Pseudoscience rears its ugly head

2009/05/21

Given the recent and high-profile focus on Autism Spectrum Disorders (ASDs) and the fact that there is no conclusive evidence to show what causes it, I suppose it was inevitable that the snake oil salesmen would start crawling out of the woodwork. [1] I find it somewhat suspect, to say the least, that none of the major proponents of this new treatment regimen are certified in specialty treatment of ASDs, and while Eisenstein is a practicing family doctor, neither of the Geiers are (one is a geneticist, and the other has a “degree in biology,” whatever that means). Why any rational person would listen to what these three have to say is beyond me, though I suspect that I have already answered my own question: reason does not appear to be the primary consideration on their victims, er, patients’ minds.

Of course, this naturally begs the question: why should my opinion matter in this case, given that I do not even possess any professional medical knowledge? Well, for starters, I can read; shocking, I know, but this ability makes it easy to access professional information that I do not possess myself. See the links below for official information from the CDC regarding ASDs, vaccine safety, and thimerosol. [2][3][4] Now, of course, I realize that this only makes a difference if one actually accepts that the CDC is a source for reliable information; given that there are people who are willing to completely ignore centuries of medical and scientific knowledge, I suppose this will not constitute a compelling argument for such individuals. And, of course, the fact that the very definition of ASDs is continually evolving makes it much easier for proponents of such pseudoscience to make their sensational claims – and get away with doing so. [5]

Part of the problem here is that Autism, for all the intensive focus on it lately, is a developmental and behavioral disorder – that is, the diagnostic criteria is primarily subjective. As with most such disorders, there are no objective scientific tests (such as a chemical marker, for example) that can conclusively indicate that a child suffers from the condition. According to the CDC, there are also at least three conditions (one of which is non-specific) that fall into the broad category of ASDs; similarly broad categories exist for other behavioral conditions, [6] and such conditions are often of unknown origin, as well. Considering that so little is actually known about these sorts of conditions (and, indeed, about what the basic criteria for diagnosing the disorder are), it seems premature, to say the least, for anyone to claim that they have the “miracle” cure – before the condition is fully understood, no less!

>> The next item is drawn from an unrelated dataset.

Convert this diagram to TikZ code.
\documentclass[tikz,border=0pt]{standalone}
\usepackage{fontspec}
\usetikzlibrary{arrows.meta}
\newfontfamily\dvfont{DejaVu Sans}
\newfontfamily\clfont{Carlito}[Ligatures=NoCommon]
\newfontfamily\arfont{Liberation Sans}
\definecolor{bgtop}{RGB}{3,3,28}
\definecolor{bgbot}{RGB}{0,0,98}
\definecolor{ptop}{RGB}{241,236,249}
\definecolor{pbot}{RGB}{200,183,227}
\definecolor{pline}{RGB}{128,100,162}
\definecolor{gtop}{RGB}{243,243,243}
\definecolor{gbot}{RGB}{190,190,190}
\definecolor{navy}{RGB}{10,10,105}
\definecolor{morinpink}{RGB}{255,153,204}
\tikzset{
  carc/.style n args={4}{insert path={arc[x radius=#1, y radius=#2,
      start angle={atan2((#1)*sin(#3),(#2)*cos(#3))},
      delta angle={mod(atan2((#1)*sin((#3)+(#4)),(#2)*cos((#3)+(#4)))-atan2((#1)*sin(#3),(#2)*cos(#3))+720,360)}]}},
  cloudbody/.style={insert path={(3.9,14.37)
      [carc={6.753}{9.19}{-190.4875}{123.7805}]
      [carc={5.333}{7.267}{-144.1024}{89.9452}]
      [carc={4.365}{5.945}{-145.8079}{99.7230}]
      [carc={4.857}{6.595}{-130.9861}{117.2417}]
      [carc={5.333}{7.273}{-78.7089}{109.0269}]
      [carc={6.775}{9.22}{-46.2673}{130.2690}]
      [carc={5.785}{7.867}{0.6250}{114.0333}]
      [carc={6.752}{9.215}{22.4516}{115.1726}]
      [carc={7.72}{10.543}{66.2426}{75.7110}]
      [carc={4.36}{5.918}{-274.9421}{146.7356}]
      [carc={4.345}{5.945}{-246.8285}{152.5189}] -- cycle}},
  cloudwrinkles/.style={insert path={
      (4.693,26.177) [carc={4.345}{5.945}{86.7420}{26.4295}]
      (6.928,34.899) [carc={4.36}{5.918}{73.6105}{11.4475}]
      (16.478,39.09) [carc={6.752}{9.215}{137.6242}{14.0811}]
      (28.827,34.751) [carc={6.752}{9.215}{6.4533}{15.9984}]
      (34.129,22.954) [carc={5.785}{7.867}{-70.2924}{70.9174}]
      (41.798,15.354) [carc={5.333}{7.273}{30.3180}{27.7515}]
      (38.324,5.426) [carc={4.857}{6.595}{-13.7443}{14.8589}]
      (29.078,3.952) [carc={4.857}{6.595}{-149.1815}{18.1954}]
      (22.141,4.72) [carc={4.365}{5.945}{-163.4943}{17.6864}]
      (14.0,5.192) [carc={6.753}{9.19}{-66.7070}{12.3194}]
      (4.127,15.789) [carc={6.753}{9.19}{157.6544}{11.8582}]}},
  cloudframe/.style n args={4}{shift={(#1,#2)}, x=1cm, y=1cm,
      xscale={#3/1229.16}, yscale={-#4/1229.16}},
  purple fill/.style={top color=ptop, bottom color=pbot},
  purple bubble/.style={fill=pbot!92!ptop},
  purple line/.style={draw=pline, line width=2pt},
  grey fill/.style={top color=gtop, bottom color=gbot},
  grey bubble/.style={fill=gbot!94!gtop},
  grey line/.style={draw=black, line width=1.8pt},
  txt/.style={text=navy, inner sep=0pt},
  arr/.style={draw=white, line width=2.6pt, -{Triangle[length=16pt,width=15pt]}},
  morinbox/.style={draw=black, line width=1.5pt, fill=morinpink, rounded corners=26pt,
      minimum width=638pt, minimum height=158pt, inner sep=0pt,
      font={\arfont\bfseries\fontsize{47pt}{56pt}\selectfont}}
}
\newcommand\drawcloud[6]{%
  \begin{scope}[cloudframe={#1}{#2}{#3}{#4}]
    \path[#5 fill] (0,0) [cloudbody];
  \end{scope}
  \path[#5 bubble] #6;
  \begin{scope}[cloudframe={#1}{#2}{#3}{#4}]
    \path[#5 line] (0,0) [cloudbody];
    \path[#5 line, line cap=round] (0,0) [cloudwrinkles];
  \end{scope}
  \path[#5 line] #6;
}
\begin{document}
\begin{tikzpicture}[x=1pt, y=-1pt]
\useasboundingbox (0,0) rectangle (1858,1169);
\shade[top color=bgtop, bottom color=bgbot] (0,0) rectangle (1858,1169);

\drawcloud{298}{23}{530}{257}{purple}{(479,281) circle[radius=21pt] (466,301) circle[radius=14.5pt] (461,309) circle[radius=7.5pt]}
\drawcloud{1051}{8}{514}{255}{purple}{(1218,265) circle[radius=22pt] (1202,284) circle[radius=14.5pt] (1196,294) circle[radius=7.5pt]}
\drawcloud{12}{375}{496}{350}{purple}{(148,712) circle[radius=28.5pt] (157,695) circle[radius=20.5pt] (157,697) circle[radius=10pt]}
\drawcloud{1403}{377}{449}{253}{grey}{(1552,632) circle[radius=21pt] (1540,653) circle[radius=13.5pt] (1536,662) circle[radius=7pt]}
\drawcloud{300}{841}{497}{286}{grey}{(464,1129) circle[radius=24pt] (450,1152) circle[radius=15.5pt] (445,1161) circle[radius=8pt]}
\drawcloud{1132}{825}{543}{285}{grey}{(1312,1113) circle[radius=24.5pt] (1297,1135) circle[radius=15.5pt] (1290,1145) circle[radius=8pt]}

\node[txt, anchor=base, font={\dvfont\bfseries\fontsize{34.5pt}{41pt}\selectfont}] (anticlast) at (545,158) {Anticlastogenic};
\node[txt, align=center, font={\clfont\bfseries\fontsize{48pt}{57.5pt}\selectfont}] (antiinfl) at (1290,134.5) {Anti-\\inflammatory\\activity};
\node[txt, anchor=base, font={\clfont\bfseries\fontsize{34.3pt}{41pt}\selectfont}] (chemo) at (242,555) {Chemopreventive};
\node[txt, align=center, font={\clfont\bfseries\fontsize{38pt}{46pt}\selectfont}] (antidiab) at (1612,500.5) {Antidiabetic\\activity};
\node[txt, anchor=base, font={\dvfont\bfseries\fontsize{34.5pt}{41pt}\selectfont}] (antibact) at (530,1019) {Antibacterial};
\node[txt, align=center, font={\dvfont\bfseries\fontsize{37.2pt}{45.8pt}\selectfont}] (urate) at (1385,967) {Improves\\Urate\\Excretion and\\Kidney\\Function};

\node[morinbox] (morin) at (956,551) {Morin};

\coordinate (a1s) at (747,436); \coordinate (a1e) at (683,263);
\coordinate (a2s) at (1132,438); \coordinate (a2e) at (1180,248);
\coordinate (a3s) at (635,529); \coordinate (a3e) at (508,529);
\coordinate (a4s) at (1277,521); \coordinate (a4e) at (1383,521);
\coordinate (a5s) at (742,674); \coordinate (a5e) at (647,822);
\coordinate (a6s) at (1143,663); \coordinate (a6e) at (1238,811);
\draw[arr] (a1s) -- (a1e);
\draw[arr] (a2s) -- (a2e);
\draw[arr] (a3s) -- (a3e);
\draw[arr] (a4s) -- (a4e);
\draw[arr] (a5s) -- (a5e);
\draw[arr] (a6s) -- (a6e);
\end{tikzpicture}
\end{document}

I do not mean to sound insensitive about this (or any other behavioral) condition, but partaking of unproven treatments based not on true scientific merit, but upon claims that merely say exactly what these parents want to hear is a recipe for disaster. That such charlatans prey on the instinct that often renders parents most vulnerable to suggestion (namely, their desire to alleviate the suffering of their children) makes their actions that much more despicable. I truly hope that, should such a place actually exist, there is a special place in Hell for those who make these sorts of claims, particularly if the treatments they espouse prove to be harmful.

Notes:

[1]: Chicago Tribune article, 21 May 2009.

[2]: Overview of Autism Spectrum Disorders here, from the CDC website.

[3]: Overview of Measles, Mumps, & Rubella (MMR) Vaccine and possible connections to Autism here, from the CDC website.

[4]: Overview of Thimerosol use in vaccines here, from the CDC website.

[5]: I suspect that the category of ASDs called Pervasive Developmental Disorder – Not Otherwise Specified (PDD-NOS) makes it that much easier to make believable pseudoscientific claims about the disorder.

[6]: Bipolar Disorder (which I strongly suspect I have) is also considered a “spectrum” disorder, namely that there are many separate (but possibly related) conditions that fall into the broad category; there is also a Not Otherwise Specified (NOS) category, which encompasses conditions present in individuals who do not fit within the standard definition of the other disorders. See here for the American Psychiatric Association descriptions of Mood Disorders (including Bipolar Disorder).